→ **Supplied material**
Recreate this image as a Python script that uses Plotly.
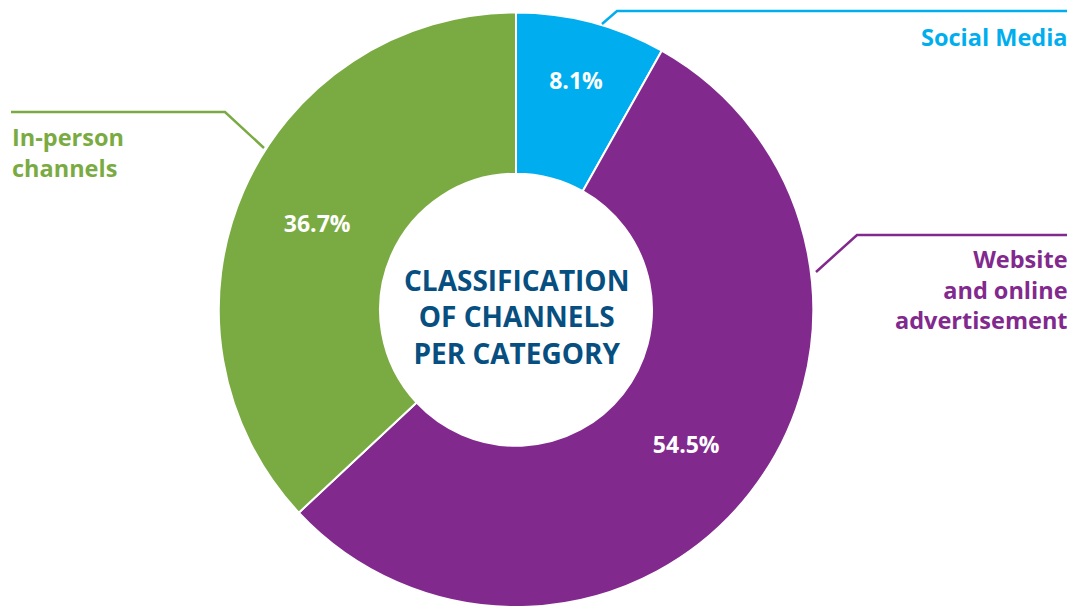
import plotly.graph_objects as go

# page has an 8px body margin; figure coordinates are page coordinates minus OFF
OFF = 8
W, H = 1076 - OFF, 615 - 2 * OFF

categories = ["Social Media", "Website and online advertisement", "In-person channels"]
values = [8.1, 54.5, 36.7]
colors = ["#00AEEF", "#82298E", "#7AAB42"]
label_texts = ["Social Media", "Website<br>and online<br>advertisement", "In-person<br>channels"]
center_title = "CLASSIFICATION<br>OF CHANNELS<br>PER CATEGORY"

FONT = "Open Sans"

def px(x, y):
    """page pixel -> paper coords"""
    return (x - OFF) / W, 1 - (y - OFF) / H

# donut geometry (page pixels)
top, bottom = 12.5, OFF + H
r = (bottom - top) / 2
cx, cy = 516, (top + bottom) / 2
x0, _ = px(cx - r, 0)
x1, _ = px(cx + r, 0)

fig = go.Figure(go.Pie(
    labels=categories,
    values=values,
    sort=False,
    direction="clockwise",
    rotation=0,
    hole=136 / r,
    marker=dict(colors=colors, line=dict(color="white", width=2)),
    texttemplate="%{value}%",
    textposition="inside",
    insidetextorientation="horizontal",
    textfont=dict(family=FONT, size=23, color="white", weight="bold"),
    domain=dict(x=[x0, x1], y=[0, px(0, top)[1]]),
    showlegend=False,
    hoverinfo="label+value",
))

RIGHT = 1070

def path(points):
    pts = [px(x, y) for x, y in points]
    return "M " + " L ".join(f"{a},{b}" for a, b in pts)

shapes = [
    dict(type="path", xref="paper", yref="paper",
         path=path([(602, 24), (617, 11), (1067, 11)]),
         line=dict(color=colors[0], width=2.5)),
    dict(type="path", xref="paper", yref="paper",
         path=path([(816, 272), (857, 235), (1067, 235)]),
         line=dict(color=colors[1], width=2.5)),
    dict(type="path", xref="paper", yref="paper",
         path=path([(11, 112), (225, 112), (264, 148)]),
         line=dict(color=colors[2], width=2.5)),
]

annotations = []
ax, ay = px(RIGHT, 37)
annotations.append(dict(x=ax, y=ay, xref="paper", yref="paper", text=label_texts[0],
                        xanchor="right", yanchor="middle", align="right", showarrow=False,
                        font=dict(family=FONT, size=23.5, color=colors[0], weight="bold")))
ax, ay = px(RIGHT, 289)
annotations.append(dict(x=ax, y=ay, xref="paper", yref="paper", text=label_texts[1],
                        xanchor="right", yanchor="middle", align="right", showarrow=False,
                        font=dict(family=FONT, size=23.5, color=colors[1], weight="bold")))
ax, ay = px(10, 152)
annotations.append(dict(x=ax, y=ay, xref="paper", yref="paper", text=label_texts[2],
                        xanchor="left", yanchor="middle", align="left", showarrow=False,
                        font=dict(family=FONT, size=23.5, color=colors[2], weight="bold")))
ax, ay = px(cx, 316)
annotations.append(dict(x=ax, y=ay, xref="paper", yref="paper", text=center_title,
                        xanchor="center", yanchor="middle", align="center", showarrow=False,
                        font=dict(family=FONT, size=28, color="#064F80", weight="bold")))

fig.update_layout(
    width=W, height=H,
    margin=dict(l=0, r=0, t=0, b=0),
    paper_bgcolor="white",
    plot_bgcolor="white",
    shapes=shapes,
    annotations=annotations,
)

fig.write_html("out.html")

→ **Written exercise**
Write out the listing above exactly as it stands, pictures excluded.

→ **Result for this task**
Recreate this image as a Python script that uses Plotly.
import plotly.graph_objects as go

# page has an 8px body margin; figure coordinates are page coordinates minus OFF
OFF = 8
W, H = 1076 - OFF, 615 - 2 * OFF

categories = ["Social Media", "Website and online advertisement", "In-person channels"]
values = [8.1, 54.5, 36.7]
colors = ["#00AEEF", "#82298E", "#7AAB42"]
label_texts = ["Social Media", "Website<br>and online<br>advertisement", "In-person<br>channels"]
center_title = "CLASSIFICATION<br>OF CHANNELS<br>PER CATEGORY"

FONT = "Open Sans"

def px(x, y):
    """page pixel -> paper coords"""
    return (x - OFF) / W, 1 - (y - OFF) / H

# donut geometry (page pixels)
top, bottom = 12.5, OFF + H
r = (bottom - top) / 2
cx, cy = 516, (top + bottom) / 2
x0, _ = px(cx - r, 0)
x1, _ = px(cx + r, 0)

fig = go.Figure(go.Pie(
    labels=categories,
    values=values,
    sort=False,
    direction="clockwise",
    rotation=0,
    hole=136 / r,
    marker=dict(colors=colors, line=dict(color="white", width=2)),
    texttemplate="%{value}%",
    textposition="inside",
    insidetextorientation="horizontal",
    textfont=dict(family=FONT, size=23, color="white", weight="bold"),
    domain=dict(x=[x0, x1], y=[0, px(0, top)[1]]),
    showlegend=False,
    hoverinfo="label+value",
))

RIGHT = 1070

def path(points):
    pts = [px(x, y) for x, y in points]
    return "M " + " L ".join(f"{a},{b}" for a, b in pts)

shapes = [
    dict(type="path", xref="paper", yref="paper",
         path=path([(602, 24), (617, 11), (1067, 11)]),
         line=dict(color=colors[0], width=2.5)),
    dict(type="path", xref="paper", yref="paper",
         path=path([(816, 272), (857, 235), (1067, 235)]),
         line=dict(color=colors[1], width=2.5)),
    dict(type="path", xref="paper", yref="paper",
         path=path([(11, 112), (225, 112), (264, 148)]),
         line=dict(color=colors[2], width=2.5)),
]

annotations = []
ax, ay = px(RIGHT, 37)
annotations.append(dict(x=ax, y=ay, xref="paper", yref="paper", text=label_texts[0],
                        xanchor="right", yanchor="middle", align="right", showarrow=False,
                        font=dict(family=FONT, size=23.5, color=colors[0], weight="bold")))
ax, ay = px(RIGHT, 289)
annotations.append(dict(x=ax, y=ay, xref="paper", yref="paper", text=label_texts[1],
                        xanchor="right", yanchor="middle", align="right", showarrow=False,
                        font=dict(family=FONT, size=23.5, color=colors[1], weight="bold")))
ax, ay = px(10, 152)
annotations.append(dict(x=ax, y=ay, xref="paper", yref="paper", text=label_texts[2],
                        xanchor="left", yanchor="middle", align="left", showarrow=False,
                        font=dict(family=FONT, size=23.5, color=colors[2], weight="bold")))
ax, ay = px(cx, 316)
annotations.append(dict(x=ax, y=ay, xref="paper", yref="paper", text=center_title,
                        xanchor="center", yanchor="middle", align="center", showarrow=False,
                        font=dict(family=FONT, size=28, color="#064F80", weight="bold")))

fig.update_layout(
    width=W, height=H,
    margin=dict(l=0, r=0, t=0, b=0),
    paper_bgcolor="white",
    plot_bgcolor="white",
    shapes=shapes,
    annotations=annotations,
)

fig.write_html("out.html")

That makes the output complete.